** BEGIN Entries supplied **
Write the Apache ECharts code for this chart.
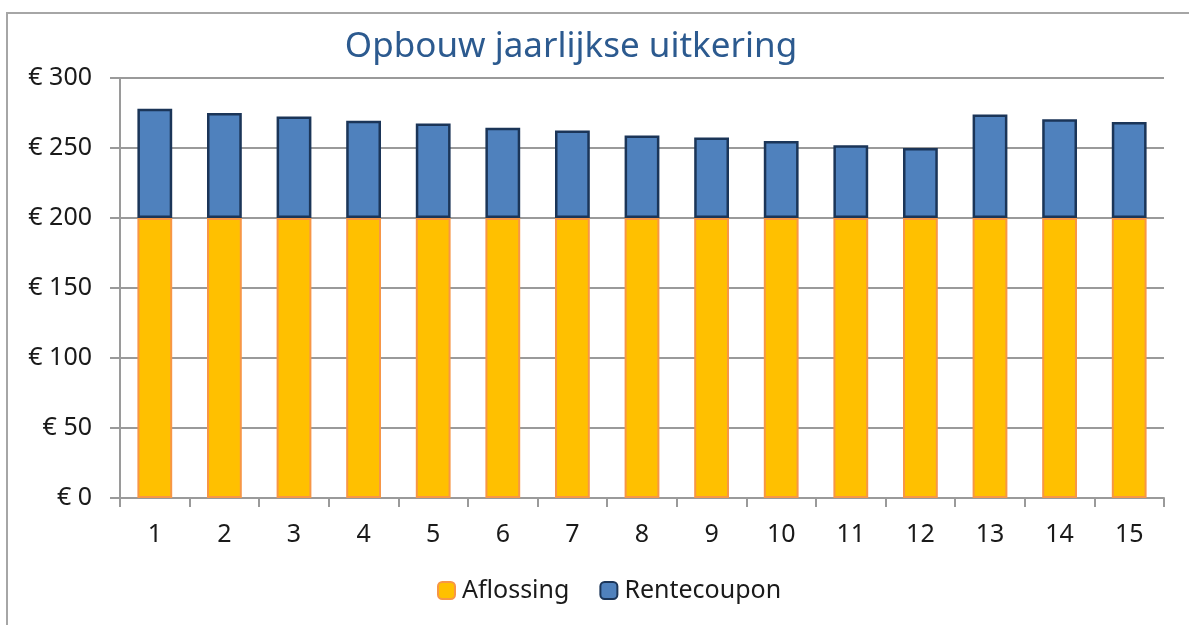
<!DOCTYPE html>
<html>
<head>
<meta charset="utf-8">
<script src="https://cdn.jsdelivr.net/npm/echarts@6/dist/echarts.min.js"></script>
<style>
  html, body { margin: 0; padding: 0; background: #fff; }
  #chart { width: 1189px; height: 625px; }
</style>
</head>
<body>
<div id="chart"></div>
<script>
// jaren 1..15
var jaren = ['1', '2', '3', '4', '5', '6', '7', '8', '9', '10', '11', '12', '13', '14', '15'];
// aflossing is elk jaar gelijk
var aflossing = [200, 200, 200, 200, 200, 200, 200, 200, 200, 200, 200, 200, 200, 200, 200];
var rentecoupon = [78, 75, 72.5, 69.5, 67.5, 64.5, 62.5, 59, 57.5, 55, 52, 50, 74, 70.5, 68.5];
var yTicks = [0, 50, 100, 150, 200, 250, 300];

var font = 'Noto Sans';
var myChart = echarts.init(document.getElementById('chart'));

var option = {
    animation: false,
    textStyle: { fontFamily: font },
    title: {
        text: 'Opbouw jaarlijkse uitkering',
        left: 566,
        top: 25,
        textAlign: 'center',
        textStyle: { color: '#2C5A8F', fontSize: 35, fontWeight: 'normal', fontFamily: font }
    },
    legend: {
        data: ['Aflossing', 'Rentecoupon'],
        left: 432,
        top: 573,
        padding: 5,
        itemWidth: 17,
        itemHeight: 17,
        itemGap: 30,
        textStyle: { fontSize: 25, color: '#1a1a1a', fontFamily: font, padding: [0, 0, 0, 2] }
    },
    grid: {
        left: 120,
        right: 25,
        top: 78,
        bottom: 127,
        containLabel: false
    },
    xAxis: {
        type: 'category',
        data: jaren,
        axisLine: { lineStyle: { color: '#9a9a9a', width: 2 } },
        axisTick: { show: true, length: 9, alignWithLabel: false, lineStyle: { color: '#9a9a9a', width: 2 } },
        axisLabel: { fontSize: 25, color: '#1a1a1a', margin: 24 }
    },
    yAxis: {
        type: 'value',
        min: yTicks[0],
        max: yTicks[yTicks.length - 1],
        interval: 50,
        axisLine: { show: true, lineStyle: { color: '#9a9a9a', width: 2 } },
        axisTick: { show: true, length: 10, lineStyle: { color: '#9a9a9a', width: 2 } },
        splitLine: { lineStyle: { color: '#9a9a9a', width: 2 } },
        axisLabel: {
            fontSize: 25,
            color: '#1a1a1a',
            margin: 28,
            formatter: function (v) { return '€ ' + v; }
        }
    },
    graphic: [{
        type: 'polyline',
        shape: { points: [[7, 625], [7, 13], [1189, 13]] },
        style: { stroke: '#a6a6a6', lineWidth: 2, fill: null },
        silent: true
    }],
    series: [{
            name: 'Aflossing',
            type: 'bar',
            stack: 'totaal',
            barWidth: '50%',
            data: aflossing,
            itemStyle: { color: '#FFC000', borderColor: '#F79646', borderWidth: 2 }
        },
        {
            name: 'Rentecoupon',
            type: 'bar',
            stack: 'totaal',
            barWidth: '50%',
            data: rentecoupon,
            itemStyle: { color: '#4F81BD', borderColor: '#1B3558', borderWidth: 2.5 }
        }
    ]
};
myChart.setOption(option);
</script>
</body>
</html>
** END Entries supplied **
** BEGIN Entries supplied **
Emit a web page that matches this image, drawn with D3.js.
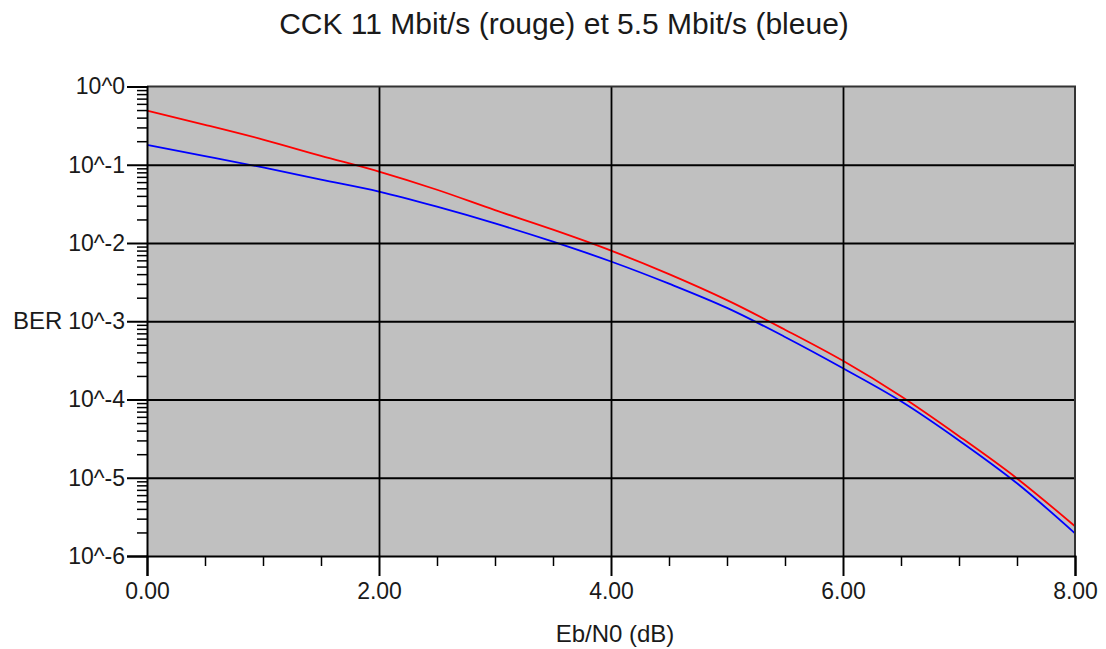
** END Entries supplied **
Begin with the line where "Write the Apache ECharts code for this chart." appears and end with the line where "var myChart = echarts.init(document.getElementById('chart'));" appears. Copy only that stretch, exactly, with no pictures.

- _Correct output_:
Write the Apache ECharts code for this chart.
<!DOCTYPE html>
<html>
<head>
<meta charset="utf-8">
<script src="https://cdn.jsdelivr.net/npm/echarts@6/dist/echarts.min.js"></script>
<style>
  html, body { margin: 0; padding: 0; background: #fff; }
  #chart { width: 1189px; height: 625px; }
</style>
</head>
<body>
<div id="chart"></div>
<script>
// jaren 1..15
var jaren = ['1', '2', '3', '4', '5', '6', '7', '8', '9', '10', '11', '12', '13', '14', '15'];
// aflossing is elk jaar gelijk
var aflossing = [200, 200, 200, 200, 200, 200, 200, 200, 200, 200, 200, 200, 200, 200, 200];
var rentecoupon = [78, 75, 72.5, 69.5, 67.5, 64.5, 62.5, 59, 57.5, 55, 52, 50, 74, 70.5, 68.5];
var yTicks = [0, 50, 100, 150, 200, 250, 300];

var font = 'Noto Sans';
var myChart = echarts.init(document.getElementById('chart'));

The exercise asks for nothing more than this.